The problem, Everitt said, is that once a bear becomes habituated into breaking into human property and eating human food, it will continue that activity.

"At that point, the only way to move beyond that is to euthanize the bear," he told The Post.

Not only is it dangerous for humans, Everitt said, but it's also bad for the bears, which teach their cubs that the only way to get food is from humans, meaning the cubs cannot survive in the wild.

"It's important that these bears remain wild," he said. "When they don't, the health of the population begins to decline and then the population begins to shrink."

Some nearby property managers are suggesting that residents keep food indoors and seal garbage in bear-resistant cans to deter the hungry hunters.

"I think people are not expecting to have bears in their area so they're not used to taking these precautions, that's what we're seeing outside the park," Soehn, the park spokeswoman, told the Citizen-Times.
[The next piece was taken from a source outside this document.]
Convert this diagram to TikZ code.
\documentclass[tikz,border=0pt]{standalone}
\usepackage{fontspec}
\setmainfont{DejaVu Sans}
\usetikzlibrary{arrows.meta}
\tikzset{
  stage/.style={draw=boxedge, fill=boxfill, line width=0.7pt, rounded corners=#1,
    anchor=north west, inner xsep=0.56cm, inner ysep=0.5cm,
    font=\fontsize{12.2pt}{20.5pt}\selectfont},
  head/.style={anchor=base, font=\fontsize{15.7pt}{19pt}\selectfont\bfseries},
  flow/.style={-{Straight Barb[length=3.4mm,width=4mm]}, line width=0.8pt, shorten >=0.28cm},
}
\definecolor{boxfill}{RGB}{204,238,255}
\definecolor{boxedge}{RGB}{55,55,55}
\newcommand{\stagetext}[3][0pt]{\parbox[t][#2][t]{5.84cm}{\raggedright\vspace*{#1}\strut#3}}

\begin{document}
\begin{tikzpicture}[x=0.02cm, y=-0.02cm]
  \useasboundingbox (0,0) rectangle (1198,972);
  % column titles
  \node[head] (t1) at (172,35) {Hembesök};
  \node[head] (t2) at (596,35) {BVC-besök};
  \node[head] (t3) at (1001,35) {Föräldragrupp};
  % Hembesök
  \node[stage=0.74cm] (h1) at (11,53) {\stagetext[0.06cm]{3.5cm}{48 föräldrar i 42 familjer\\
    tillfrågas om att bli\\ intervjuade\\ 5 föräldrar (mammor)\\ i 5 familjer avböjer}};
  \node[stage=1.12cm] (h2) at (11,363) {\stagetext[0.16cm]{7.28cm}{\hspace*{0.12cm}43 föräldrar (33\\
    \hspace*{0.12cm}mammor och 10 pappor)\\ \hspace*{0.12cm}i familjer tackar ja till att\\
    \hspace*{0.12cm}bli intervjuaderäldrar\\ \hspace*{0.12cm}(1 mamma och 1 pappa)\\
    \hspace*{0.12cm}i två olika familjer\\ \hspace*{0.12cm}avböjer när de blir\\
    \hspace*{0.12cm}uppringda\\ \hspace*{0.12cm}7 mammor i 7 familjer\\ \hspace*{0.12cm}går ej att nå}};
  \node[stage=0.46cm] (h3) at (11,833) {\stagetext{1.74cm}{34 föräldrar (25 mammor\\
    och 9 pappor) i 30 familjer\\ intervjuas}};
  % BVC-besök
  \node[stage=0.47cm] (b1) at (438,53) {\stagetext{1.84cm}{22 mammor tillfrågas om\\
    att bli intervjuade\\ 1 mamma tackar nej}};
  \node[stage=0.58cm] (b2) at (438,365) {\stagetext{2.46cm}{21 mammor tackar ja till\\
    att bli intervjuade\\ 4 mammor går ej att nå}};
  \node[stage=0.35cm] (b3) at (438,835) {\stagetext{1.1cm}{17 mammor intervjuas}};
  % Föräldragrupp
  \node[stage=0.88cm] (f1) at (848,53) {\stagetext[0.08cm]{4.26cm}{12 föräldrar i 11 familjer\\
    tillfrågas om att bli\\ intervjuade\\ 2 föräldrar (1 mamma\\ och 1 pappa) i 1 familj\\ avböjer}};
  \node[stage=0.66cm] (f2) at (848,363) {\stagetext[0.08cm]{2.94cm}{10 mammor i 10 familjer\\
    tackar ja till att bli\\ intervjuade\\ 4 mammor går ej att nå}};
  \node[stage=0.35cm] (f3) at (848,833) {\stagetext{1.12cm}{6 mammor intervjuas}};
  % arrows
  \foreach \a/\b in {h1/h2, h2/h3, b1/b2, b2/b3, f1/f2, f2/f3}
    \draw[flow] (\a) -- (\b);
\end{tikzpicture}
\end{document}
Being too close to one of the animals, the National Park Service warns, "may promote aggressive behavior from the bear such as running toward you, making loud noises, or swatting the ground. The bear is demanding more space. Don't run, but slowly back away, watching the bear. Increase the distance between you and the bear. The bear will probably do the same."

If a bear starts to attack, park authorities suggest:

Change your direction.

If the bear continues to follow you, stand your ground.

If the bear gets closer, talk loudly or shout at it.

Act aggressively to intimidate the bear.

Act together as a group if you have companions. Make yourselves look as large as possible (for example, move to higher ground).

Throw non-food objects such as rocks at the bear.

Use a deterrent such as a stout stick.

Don't run and don't turn away from the bear.

Don't leave food for the bear; this encourages further problems.